It took Guns N’ Roses 14 years from starting to record Chinese Democracy in 1994 to its eventual release in 2008, but Axl Rose appears likely to release the next Guns album rather more quickly.

Rose and the current Guns lineup have apparently almost completed work on their followup album, and could even release it next year. Guitarist Richard Fortus confirmed the development to Australian news service Noise11.

Chinese Democracy became of the great sagas of popular culture, as Rose spent a decade promising the record even as the band’s lineup dissolved around him. It remains notorious as being the most expensive album ever recorded, with the total studio bill coming in at $13m. It eventually emerged 15 years after covers collection The Spaghetti Incident?, the band’s previous record.

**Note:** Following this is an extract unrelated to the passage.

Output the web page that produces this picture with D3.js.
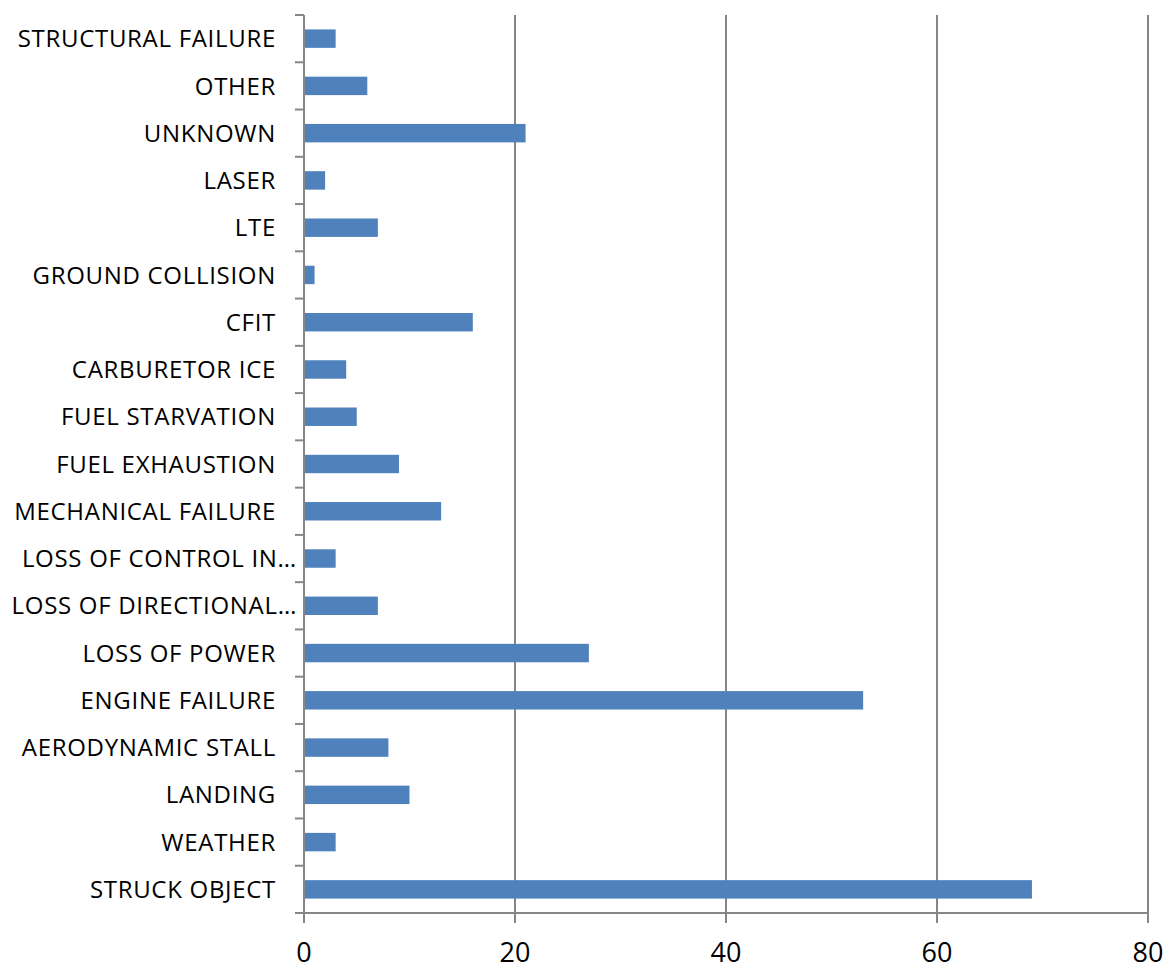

By that point Rose was the only member of the original lineup, but he has successfully kept the Guns N’ Roses brand alive, touring and headlining festivals. The current band consists of Rose and Fortus, also guitarist with the Dead Daisies, along with Dizzy Reed, Tommy Stinson, Chris Pitman, Ron “Bumblefoot” Thal, Frank Ferrer and DJ Ashba.

It had been rumoured that Chinese Democracy would be the first instalment in a trilogy of releases, and Ashba joked in 2011 that the second part would “not take as long” to release. In 2011, he told Melbourne’s Triple M radio station: “Axl has a lot of great songs up his sleeve. He probably has three albums’ worth of stuff recorded. The stuff I’ve heard -- I’ve been up in his hotel room many nights and he just sits down at the piano and plays. I’m like: ‘This is amazing, people have to hear this song,’ and he’s like: ‘Ah, this is something I’m tinkering on.’”

Still, Guns N’ Roses fans know from bitter experience not to expect the new album until it is actually released.